=== Input ===

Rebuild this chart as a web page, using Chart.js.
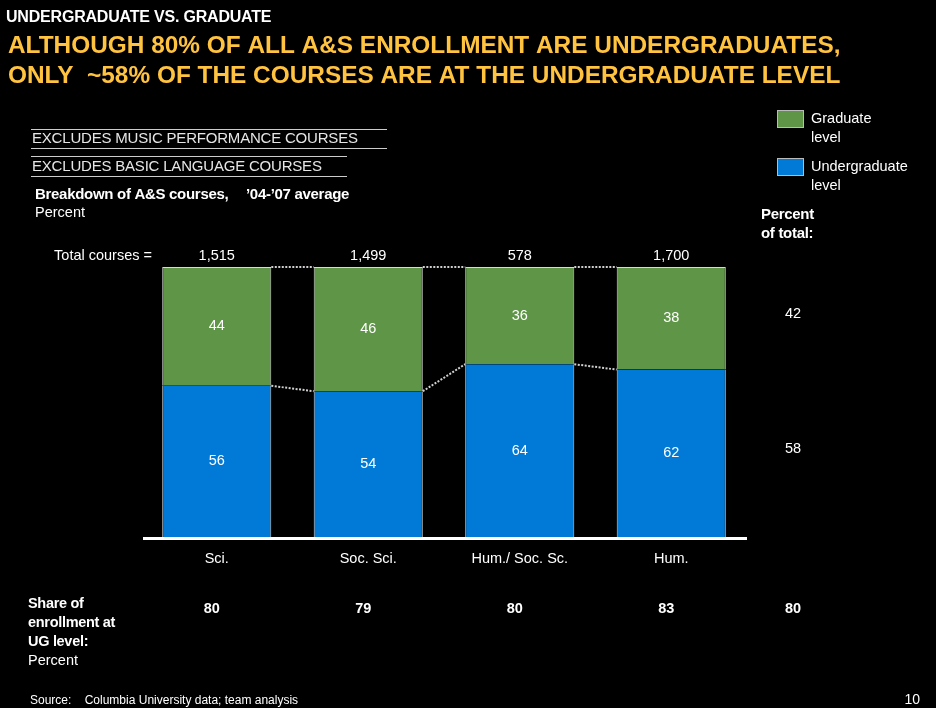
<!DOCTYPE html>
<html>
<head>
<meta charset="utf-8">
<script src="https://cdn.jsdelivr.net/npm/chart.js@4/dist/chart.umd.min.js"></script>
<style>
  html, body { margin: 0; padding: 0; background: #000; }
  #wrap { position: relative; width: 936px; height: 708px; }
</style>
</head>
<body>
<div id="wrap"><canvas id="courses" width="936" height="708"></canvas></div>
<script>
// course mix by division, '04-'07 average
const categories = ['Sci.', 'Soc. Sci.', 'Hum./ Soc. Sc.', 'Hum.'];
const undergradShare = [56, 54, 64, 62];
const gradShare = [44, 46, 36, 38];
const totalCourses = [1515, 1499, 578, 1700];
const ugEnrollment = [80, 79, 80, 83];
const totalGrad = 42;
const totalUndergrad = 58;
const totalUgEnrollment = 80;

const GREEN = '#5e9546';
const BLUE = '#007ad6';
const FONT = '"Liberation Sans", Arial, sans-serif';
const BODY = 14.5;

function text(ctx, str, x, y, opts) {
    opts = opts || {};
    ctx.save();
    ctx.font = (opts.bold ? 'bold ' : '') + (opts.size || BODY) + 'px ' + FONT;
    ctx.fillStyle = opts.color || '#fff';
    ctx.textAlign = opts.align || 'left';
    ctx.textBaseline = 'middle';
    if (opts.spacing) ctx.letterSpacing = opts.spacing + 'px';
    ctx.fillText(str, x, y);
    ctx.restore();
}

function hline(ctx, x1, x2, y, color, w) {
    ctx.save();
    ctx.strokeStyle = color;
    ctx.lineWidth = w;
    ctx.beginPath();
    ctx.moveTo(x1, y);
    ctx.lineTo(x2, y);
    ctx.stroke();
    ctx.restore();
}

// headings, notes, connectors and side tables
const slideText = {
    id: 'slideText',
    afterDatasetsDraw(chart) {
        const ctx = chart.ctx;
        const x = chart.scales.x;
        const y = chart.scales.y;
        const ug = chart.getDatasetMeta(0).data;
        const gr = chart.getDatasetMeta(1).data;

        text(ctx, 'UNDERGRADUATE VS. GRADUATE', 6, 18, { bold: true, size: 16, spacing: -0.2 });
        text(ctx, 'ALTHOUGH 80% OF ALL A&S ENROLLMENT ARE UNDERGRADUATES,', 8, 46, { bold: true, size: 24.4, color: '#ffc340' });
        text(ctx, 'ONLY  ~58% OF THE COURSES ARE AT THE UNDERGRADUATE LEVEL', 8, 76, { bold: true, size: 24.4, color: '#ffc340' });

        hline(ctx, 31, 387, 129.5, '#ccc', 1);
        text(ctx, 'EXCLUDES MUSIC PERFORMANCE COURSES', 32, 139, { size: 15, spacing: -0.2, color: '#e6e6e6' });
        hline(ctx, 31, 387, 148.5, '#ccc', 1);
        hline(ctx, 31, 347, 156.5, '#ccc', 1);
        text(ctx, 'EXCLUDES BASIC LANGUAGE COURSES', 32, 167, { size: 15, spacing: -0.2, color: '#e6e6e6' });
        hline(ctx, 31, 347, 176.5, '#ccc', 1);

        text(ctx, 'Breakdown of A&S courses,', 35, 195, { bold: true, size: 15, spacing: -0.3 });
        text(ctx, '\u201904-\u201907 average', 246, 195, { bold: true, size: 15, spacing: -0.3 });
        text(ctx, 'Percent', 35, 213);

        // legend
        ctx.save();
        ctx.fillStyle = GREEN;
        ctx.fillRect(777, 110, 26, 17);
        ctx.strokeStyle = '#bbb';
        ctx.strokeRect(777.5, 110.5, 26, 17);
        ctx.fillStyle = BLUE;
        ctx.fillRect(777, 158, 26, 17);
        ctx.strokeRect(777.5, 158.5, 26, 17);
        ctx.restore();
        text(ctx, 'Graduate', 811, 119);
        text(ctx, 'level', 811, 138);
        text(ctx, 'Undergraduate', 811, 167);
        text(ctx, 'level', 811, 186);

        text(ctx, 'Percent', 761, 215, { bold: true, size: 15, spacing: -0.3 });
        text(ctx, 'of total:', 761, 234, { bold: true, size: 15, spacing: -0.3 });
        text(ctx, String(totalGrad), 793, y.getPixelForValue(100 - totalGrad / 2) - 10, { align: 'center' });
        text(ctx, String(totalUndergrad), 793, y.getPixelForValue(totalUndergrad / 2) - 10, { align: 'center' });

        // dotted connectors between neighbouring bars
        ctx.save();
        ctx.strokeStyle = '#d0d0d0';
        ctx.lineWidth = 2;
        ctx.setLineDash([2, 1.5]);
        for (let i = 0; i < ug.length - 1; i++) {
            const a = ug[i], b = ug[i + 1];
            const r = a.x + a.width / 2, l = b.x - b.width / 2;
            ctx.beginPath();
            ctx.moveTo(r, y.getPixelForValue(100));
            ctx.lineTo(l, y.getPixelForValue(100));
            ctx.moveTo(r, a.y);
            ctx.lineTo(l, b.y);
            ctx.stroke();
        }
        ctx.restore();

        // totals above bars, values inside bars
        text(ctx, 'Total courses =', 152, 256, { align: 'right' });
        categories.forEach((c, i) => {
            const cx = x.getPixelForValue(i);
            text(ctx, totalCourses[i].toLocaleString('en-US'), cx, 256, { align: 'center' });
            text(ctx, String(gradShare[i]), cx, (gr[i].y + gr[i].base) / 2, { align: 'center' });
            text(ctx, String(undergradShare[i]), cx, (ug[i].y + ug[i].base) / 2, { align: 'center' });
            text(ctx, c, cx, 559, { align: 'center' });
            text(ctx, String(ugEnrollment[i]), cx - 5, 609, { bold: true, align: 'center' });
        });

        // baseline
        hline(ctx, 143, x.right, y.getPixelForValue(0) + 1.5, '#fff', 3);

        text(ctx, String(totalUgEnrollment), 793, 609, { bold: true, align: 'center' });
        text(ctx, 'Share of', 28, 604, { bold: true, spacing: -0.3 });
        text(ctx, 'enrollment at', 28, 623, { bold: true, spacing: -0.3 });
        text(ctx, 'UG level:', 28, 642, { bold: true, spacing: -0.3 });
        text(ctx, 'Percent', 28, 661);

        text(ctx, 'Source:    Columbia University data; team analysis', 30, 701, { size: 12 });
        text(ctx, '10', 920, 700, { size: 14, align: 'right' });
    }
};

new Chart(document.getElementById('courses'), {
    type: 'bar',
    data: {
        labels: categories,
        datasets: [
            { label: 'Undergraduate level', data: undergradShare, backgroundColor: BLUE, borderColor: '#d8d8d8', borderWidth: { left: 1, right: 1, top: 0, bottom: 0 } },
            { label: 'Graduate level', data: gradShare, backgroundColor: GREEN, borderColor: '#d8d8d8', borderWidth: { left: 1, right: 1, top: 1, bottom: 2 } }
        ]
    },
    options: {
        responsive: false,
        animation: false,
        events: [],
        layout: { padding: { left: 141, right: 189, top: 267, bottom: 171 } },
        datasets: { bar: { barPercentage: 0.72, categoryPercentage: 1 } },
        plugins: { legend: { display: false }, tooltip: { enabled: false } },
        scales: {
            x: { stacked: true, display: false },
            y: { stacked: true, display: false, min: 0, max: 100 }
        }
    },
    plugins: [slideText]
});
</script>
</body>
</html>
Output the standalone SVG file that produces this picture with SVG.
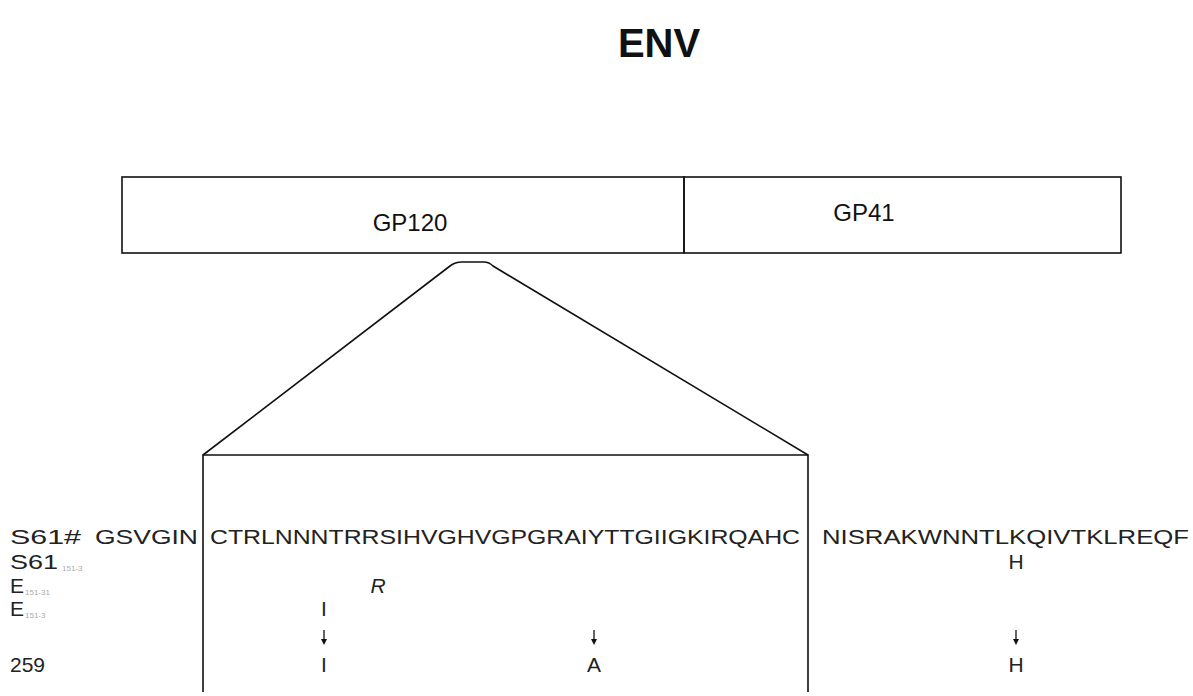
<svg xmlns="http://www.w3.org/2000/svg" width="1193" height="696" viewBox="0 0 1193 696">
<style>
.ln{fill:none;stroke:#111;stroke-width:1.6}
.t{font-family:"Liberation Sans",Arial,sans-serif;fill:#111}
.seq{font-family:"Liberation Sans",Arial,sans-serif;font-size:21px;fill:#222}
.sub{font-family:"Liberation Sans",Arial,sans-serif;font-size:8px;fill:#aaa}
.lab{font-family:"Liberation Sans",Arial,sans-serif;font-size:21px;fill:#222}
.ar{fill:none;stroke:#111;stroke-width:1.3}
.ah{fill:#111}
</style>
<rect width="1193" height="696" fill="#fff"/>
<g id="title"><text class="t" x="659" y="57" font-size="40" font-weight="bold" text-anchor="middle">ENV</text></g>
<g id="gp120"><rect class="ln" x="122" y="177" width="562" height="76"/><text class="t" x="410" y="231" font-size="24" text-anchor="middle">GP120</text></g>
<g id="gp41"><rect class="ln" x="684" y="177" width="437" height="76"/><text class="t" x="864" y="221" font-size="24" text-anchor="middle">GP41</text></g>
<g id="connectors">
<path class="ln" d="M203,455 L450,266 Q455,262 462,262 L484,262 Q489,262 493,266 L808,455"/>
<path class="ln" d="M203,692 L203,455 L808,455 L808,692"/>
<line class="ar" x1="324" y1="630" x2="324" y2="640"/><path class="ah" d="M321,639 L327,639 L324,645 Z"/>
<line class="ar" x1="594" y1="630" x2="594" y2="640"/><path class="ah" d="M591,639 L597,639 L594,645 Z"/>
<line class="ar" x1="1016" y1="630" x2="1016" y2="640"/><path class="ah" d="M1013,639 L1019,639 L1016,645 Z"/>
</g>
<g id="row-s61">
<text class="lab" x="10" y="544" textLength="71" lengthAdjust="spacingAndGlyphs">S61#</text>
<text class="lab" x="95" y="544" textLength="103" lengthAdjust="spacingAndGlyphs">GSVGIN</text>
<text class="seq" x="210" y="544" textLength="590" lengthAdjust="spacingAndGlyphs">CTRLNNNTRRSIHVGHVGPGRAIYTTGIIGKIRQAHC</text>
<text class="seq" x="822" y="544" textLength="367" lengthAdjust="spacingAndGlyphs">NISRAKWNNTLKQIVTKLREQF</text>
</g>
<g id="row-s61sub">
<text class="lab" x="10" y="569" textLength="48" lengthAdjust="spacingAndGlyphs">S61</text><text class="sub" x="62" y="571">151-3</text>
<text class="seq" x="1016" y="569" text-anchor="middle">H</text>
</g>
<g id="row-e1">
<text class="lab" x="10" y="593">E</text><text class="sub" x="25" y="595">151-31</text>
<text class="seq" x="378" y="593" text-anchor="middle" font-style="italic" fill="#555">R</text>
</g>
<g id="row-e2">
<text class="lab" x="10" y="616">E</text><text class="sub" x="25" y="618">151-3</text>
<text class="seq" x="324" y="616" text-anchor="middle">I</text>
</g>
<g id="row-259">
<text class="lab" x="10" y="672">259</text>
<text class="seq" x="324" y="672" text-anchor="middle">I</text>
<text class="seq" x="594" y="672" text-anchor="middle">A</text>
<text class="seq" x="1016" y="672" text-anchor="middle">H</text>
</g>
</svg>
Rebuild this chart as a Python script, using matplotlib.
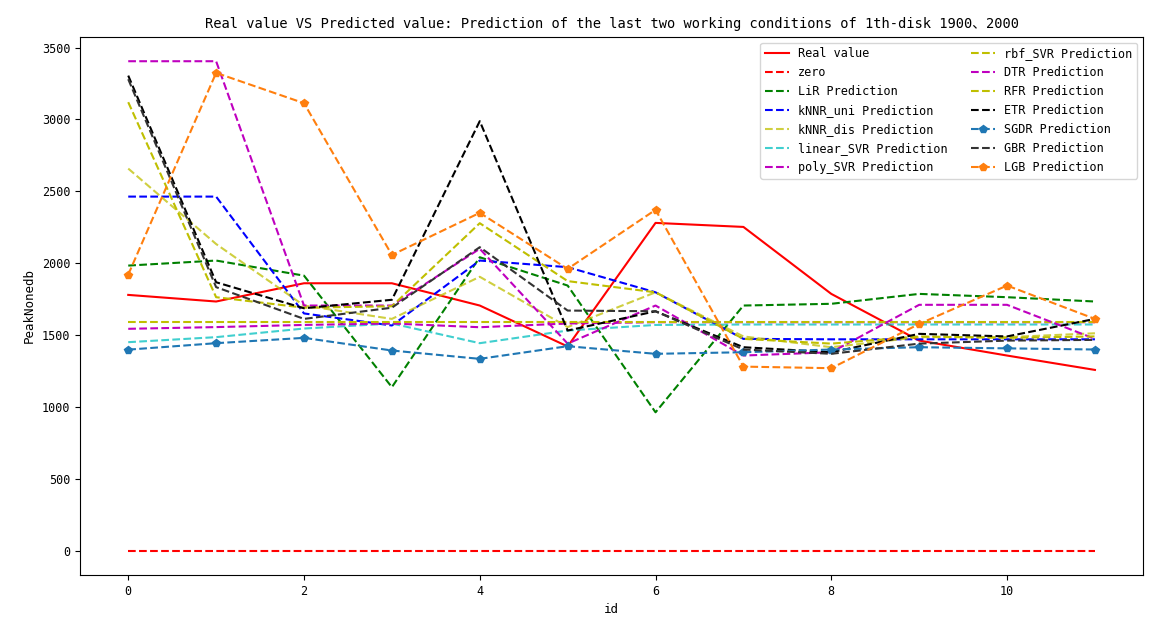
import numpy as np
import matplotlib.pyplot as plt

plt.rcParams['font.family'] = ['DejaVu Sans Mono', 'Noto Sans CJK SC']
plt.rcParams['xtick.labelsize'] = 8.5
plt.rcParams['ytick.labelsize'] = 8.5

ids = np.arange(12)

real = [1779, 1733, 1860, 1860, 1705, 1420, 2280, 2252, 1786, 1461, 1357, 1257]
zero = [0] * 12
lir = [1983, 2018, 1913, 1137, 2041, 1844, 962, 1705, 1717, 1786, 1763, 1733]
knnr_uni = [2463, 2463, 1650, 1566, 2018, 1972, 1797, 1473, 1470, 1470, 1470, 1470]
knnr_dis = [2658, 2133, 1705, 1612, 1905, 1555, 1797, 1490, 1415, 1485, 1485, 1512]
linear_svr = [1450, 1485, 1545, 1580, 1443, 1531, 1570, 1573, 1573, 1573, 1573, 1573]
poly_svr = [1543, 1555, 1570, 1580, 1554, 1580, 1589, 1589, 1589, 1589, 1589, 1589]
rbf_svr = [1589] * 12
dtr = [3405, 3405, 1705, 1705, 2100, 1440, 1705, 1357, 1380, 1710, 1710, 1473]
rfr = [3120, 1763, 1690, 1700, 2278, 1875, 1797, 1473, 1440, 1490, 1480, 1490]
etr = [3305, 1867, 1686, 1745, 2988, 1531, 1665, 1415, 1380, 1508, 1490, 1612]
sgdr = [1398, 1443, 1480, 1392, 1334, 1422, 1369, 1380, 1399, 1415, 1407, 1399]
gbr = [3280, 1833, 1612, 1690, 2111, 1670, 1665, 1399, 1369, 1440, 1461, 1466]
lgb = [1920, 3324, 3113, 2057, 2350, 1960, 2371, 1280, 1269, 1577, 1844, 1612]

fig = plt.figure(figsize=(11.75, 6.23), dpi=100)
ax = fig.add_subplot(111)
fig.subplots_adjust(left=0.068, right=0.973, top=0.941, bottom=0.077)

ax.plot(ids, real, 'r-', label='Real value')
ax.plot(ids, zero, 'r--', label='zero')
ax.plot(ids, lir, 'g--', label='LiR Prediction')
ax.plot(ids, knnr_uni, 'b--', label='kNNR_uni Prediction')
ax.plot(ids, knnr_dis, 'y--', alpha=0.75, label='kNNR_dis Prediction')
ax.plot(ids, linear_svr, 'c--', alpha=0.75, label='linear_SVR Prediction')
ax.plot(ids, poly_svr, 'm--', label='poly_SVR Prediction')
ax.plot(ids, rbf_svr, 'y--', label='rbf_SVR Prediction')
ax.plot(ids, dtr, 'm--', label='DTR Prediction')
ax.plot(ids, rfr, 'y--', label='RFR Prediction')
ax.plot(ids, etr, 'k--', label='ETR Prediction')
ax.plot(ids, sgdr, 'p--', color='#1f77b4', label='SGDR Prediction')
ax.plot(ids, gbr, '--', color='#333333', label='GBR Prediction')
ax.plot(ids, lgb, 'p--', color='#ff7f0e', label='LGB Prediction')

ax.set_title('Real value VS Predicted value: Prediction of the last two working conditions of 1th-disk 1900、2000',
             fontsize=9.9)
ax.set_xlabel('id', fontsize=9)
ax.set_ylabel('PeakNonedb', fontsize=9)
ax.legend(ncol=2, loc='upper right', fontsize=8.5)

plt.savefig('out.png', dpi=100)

===

__Task__
Take the lines above starting at the one containing "Rebuild this chart as a Python" and ending at the one containing "right=0.973, top=0.941, bottom=0.077)", and print them again exactly, without pictures.

__Response below__
Rebuild this chart as a Python script, using matplotlib.
import numpy as np
import matplotlib.pyplot as plt

plt.rcParams['font.family'] = ['DejaVu Sans Mono', 'Noto Sans CJK SC']
plt.rcParams['xtick.labelsize'] = 8.5
plt.rcParams['ytick.labelsize'] = 8.5

ids = np.arange(12)

real = [1779, 1733, 1860, 1860, 1705, 1420, 2280, 2252, 1786, 1461, 1357, 1257]
zero = [0] * 12
lir = [1983, 2018, 1913, 1137, 2041, 1844, 962, 1705, 1717, 1786, 1763, 1733]
knnr_uni = [2463, 2463, 1650, 1566, 2018, 1972, 1797, 1473, 1470, 1470, 1470, 1470]
knnr_dis = [2658, 2133, 1705, 1612, 1905, 1555, 1797, 1490, 1415, 1485, 1485, 1512]
linear_svr = [1450, 1485, 1545, 1580, 1443, 1531, 1570, 1573, 1573, 1573, 1573, 1573]
poly_svr = [1543, 1555, 1570, 1580, 1554, 1580, 1589, 1589, 1589, 1589, 1589, 1589]
rbf_svr = [1589] * 12
dtr = [3405, 3405, 1705, 1705, 2100, 1440, 1705, 1357, 1380, 1710, 1710, 1473]
rfr = [3120, 1763, 1690, 1700, 2278, 1875, 1797, 1473, 1440, 1490, 1480, 1490]
etr = [3305, 1867, 1686, 1745, 2988, 1531, 1665, 1415, 1380, 1508, 1490, 1612]
sgdr = [1398, 1443, 1480, 1392, 1334, 1422, 1369, 1380, 1399, 1415, 1407, 1399]
gbr = [3280, 1833, 1612, 1690, 2111, 1670, 1665, 1399, 1369, 1440, 1461, 1466]
lgb = [1920, 3324, 3113, 2057, 2350, 1960, 2371, 1280, 1269, 1577, 1844, 1612]

fig = plt.figure(figsize=(11.75, 6.23), dpi=100)
ax = fig.add_subplot(111)
fig.subplots_adjust(left=0.068, right=0.973, top=0.941, bottom=0.077)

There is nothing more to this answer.